Rows from a dataset of charts and code
:::::
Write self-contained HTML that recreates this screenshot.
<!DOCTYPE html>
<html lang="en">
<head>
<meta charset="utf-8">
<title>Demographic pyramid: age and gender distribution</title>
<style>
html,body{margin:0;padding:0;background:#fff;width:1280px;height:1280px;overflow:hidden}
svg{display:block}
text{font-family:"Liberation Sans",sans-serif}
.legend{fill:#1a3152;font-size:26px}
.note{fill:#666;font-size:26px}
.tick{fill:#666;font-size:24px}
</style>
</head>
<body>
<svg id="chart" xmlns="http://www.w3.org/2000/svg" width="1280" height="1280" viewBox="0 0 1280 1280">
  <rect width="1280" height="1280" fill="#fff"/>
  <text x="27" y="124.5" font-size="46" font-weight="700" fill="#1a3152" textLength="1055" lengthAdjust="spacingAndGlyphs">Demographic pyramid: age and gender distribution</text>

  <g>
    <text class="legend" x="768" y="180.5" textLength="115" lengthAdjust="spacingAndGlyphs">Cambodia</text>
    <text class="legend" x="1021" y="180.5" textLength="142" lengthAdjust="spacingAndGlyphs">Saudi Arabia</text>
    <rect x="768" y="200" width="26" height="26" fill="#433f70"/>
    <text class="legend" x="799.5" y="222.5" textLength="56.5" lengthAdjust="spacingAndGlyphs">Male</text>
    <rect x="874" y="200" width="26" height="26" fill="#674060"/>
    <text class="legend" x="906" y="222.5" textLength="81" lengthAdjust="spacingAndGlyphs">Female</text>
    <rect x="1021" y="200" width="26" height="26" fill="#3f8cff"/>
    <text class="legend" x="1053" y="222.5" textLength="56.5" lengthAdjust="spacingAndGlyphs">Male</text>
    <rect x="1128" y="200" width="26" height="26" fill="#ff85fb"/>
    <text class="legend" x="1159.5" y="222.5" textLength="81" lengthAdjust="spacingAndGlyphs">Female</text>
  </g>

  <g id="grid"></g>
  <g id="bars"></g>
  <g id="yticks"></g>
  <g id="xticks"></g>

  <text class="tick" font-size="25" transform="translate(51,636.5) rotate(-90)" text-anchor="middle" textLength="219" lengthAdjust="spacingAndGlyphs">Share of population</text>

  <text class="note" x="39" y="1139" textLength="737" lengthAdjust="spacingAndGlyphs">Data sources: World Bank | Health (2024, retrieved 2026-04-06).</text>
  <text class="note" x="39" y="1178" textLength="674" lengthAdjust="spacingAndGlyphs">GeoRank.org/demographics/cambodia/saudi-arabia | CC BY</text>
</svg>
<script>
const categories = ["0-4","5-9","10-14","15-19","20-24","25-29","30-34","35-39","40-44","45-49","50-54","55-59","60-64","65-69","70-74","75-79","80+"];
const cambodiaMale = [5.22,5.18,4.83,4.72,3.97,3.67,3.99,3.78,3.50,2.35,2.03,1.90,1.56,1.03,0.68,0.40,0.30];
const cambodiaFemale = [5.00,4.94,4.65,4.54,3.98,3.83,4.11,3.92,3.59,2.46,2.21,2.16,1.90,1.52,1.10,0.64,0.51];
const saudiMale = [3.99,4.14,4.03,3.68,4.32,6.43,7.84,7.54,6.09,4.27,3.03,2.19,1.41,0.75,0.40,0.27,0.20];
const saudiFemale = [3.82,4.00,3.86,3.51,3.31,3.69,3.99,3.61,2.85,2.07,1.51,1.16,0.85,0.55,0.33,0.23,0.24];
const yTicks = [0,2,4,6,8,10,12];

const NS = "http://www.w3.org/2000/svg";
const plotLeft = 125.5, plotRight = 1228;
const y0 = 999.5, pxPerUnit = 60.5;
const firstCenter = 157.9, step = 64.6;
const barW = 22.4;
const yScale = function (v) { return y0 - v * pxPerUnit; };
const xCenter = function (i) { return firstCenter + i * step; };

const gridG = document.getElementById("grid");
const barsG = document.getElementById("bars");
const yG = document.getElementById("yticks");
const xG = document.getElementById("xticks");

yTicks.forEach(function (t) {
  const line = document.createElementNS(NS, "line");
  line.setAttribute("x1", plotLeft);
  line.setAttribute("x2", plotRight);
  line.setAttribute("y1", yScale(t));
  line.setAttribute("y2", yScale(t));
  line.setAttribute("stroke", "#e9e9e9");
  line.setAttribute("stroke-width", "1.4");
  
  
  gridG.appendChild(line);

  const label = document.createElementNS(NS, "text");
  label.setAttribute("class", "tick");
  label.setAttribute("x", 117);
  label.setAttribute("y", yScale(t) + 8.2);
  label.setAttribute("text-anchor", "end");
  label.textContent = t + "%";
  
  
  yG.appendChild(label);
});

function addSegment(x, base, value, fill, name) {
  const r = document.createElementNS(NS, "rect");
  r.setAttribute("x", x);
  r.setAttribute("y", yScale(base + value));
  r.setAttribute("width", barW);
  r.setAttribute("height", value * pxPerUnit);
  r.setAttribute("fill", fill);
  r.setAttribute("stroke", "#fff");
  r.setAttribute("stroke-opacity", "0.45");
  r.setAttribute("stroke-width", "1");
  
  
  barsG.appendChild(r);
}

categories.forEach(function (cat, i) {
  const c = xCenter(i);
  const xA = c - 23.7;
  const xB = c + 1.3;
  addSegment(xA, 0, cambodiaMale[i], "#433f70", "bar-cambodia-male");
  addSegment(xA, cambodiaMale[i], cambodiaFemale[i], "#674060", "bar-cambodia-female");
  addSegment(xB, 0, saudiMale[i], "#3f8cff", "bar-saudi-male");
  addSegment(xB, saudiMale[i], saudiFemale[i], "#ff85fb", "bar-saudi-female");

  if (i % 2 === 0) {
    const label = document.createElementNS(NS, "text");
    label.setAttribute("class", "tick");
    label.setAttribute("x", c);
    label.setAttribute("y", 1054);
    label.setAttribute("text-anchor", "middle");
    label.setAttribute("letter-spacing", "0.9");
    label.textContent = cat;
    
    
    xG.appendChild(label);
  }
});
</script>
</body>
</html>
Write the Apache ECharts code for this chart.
:::::
TASK DETAILS
Check each line of the data above for the word "this", then state how many lines have it. Give the number alone.

FULL RESPONSE
2